The EOG data were acquired online in real-time throughout all the sessions. During all the trials belonging to a session (except for the training sessions), the signal of the response time was processed in real-time to extract features to be fed to a classification algorithm for classifying the “yes” and “no” answers. Features computed from the trials of the training sessions were used to train an SVM classifier that was validated through 5-fold cross-validation. The obtained SVM classifier was used to classify feedback and speller sessions only if its accuracy was higher than the upper threshold of chance-level43.

To extract the features from the signal during the response time, the time-series were first preprocessed with a digital finite impulse response (FIR) filter in the passband of 0.1 to 35 Hz and with a notch filter at 50 Hz. The first 50 data points were removed to eliminate filtering-related transitory border effects at the beginning of the signal. Then all the channels were standardized to have a mean of zero and a standard deviation of one. Subsequently, features were extracted from all the data series from the “yes” and “no” answer for all the channels.

Different features were extracted for the different patients: for P11 and P13 the maximum and minimum amplitude and their respective value of time occurrence feature were used; while for P15 and P16 the range of the amplitude (i.e., the difference between the values of maximum and minimum amplitude) feature was used.

The code was developed and run in Matlab_R2017a. For the SVM classification, the library LibSVM48 was used. The detailed list of sessions used for building the model and, therefore, perform feedback and spelling sessions are described in the Supplementary Tables S1S4.

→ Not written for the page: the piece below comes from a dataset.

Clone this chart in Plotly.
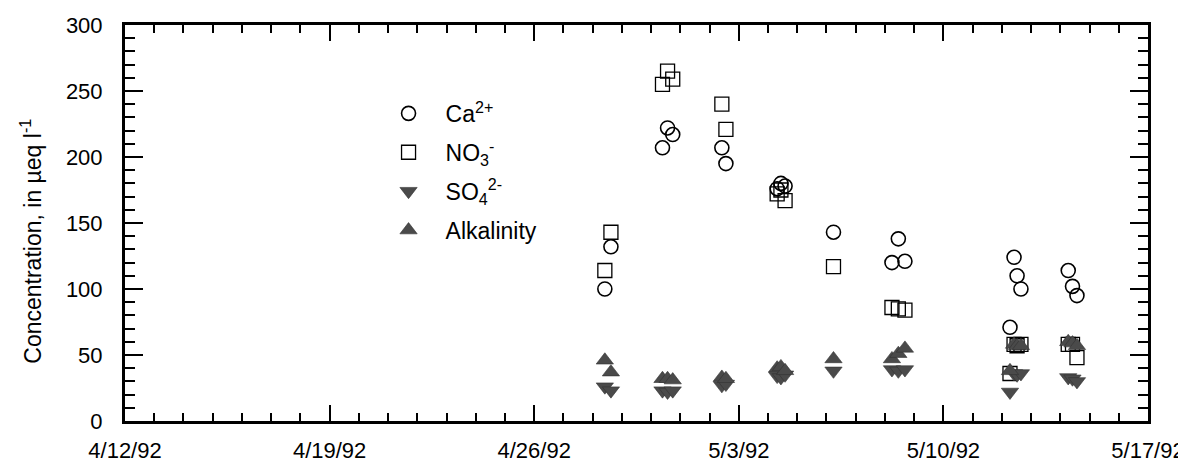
import plotly.graph_objects as go

# sample times
sample_times = [
    "1992-04-28 10:00", "1992-04-28 15:00",
    "1992-04-30 09:20", "1992-04-30 13:30", "1992-04-30 17:45",
    "1992-05-02 10:05", "1992-05-02 13:25",
    "1992-05-04 07:30", "1992-05-04 10:35", "1992-05-04 14:00",
    "1992-05-06 05:45",
    "1992-05-08 05:45", "1992-05-08 11:00", "1992-05-08 16:25",
    "1992-05-12 06:40", "1992-05-12 10:00", "1992-05-12 12:30", "1992-05-12 15:40",
    "1992-05-14 06:30", "1992-05-14 10:00", "1992-05-14 13:40",
]

# concentrations, in microequivalents per liter
calcium = [100, 132, 207, 222, 217, 207, 195, 176, 180, 178, 143,
           120, 138, 121, 71, 124, 110, 100, 114, 102, 95]
nitrate = [114, 143, 255, 265, 259, 240, 221, 172, 175, 167, 117,
           86, 85, 84, 36, 58, 57, 58, 58, 58, 48]
sulfate = [26, 23, 23, 22, 23, 27, 28, 34, 33, 35, 38,
           39, 38, 39, 22, 36, 35, 36, 33, 32, 30]
alkalinity = [46, 37, 32, 32, 31, 33, 32, 40, 41, 38, 47,
              47, 51, 55, 38, 58, 57, 57, 60, 59, 57]

x_ticks = ["1992-04-12", "1992-04-19", "1992-04-26", "1992-05-03", "1992-05-10", "1992-05-17"]
x_tick_labels = ["4/12/92", "4/19/92", "4/26/92", "5/3/92", "5/10/92", "5/17/92"]

FONT = "Liberation Sans, Arial, Helvetica, sans-serif"
GRAY = "#4a4a4a"

fig = go.Figure()
fig.add_trace(go.Scatter(
    x=sample_times, y=calcium, mode="markers", name="Ca<sup>2+</sup>", legendgroup="a",
    marker=dict(symbol="circle-open", size=14, color="black", line=dict(width=1.6))))
fig.add_trace(go.Scatter(
    x=sample_times, y=nitrate, mode="markers", name="NO<sub>3</sub><sup>-</sup>", legendgroup="b",
    marker=dict(symbol="square-open", size=14, color="black", line=dict(width=1.3))))
fig.add_trace(go.Scatter(
    x=sample_times, y=sulfate, mode="markers", name="SO<sub>4</sub><sup>2-</sup>", legendgroup="c",
    marker=dict(symbol="triangle-down", size=15, color=GRAY, line=dict(width=0.6, color="#333"))))
fig.add_trace(go.Scatter(
    x=sample_times, y=alkalinity, mode="markers", name="Alkalinity", legendgroup="d",
    marker=dict(symbol="triangle-up", size=15, color=GRAY, line=dict(width=0.6, color="#333"))))

fig.update_xaxes(
    type="date", range=["1992-04-12", "1992-05-17"],
    tickvals=x_ticks, ticktext=x_tick_labels,
    ticks="inside", ticklen=16, tickwidth=2, tickcolor="black",
    minor=dict(dtick=86400000, tick0="1992-04-12", ticks="inside", ticklen=8,
               tickwidth=2, tickcolor="black"),
    showline=True, linewidth=3, linecolor="black", mirror="ticks",
    showgrid=False, zeroline=False, ticklabelstandoff=8, automargin=False,
    tickfont=dict(family=FONT, size=22, color="black"))
fig.update_yaxes(
    range=[0, 300], dtick=50,
    ticks="inside", ticklen=18, tickwidth=2, tickcolor="black",
    minor=dict(dtick=10, ticks="inside", ticklen=10, tickwidth=2, tickcolor="black"),
    showline=True, linewidth=3, linecolor="black", mirror="ticks",
    showgrid=False, zeroline=False, ticklabelstandoff=15, automargin=False,
    tickfont=dict(family=FONT, size=22, color="black"))

# y axis title placed as an annotation (sits a little below the plot centre)
fig.add_annotation(
    text="Concentration, in µeq l<sup>-1</sup>", textangle=-90,
    xref="paper", yref="paper", x=-0.092, y=0.455,
    xanchor="center", yanchor="middle", showarrow=False,
    font=dict(family=FONT, size=23, color="black"))

# the page body adds an 8px offset, so the figure is 8px smaller each way
fig.update_layout(
    width=1178, height=454,
    margin=dict(l=117, r=38, t=17, b=41),
    paper_bgcolor="white", plot_bgcolor="white",
    legend=dict(x=0.241, y=0.831, xanchor="left", yanchor="top", itemwidth=64,
                bgcolor="rgba(0,0,0,0)", tracegroupgap=6,
                font=dict(family=FONT, size=23, color="black")),
)

fig.write_html("out.html")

Receiver-operating characteristic space

For binary classifiers in which the result is only positive or negative, there are four possible outcomes. When the outcome of the prediction of the answer is yes (positive), and the actual value is positive, it is called True Positive (TP); however, if the actual answer to a positive question response is negative, then it is a False Negative (FN). Complementarily, when the predicted answer is negative, and the actual answer is also negative, this is a True Negative (TN), and if the prediction outcome is negative and the actual answer is positive, it is a False Negative (FN). With these values, it is possible to formulate a confusion or contingency matrix, which is useful to describe the performance of the classifier employing its tradeoffs between sensitivity and specificity. The contingency matrix can be used to derive several evaluation metrics, but it is particularly useful for describing and visualizing the performance of classifiers via the Receiver-Operating Characteristic (ROC) space49. A ROC space depicts the relationship between the True Positive Rate (TPR) and the False Positive Rate (FPR). TPR and FPR were calculated for each feedback session, and they were then used to draw ROC space, as shown in Fig. 3.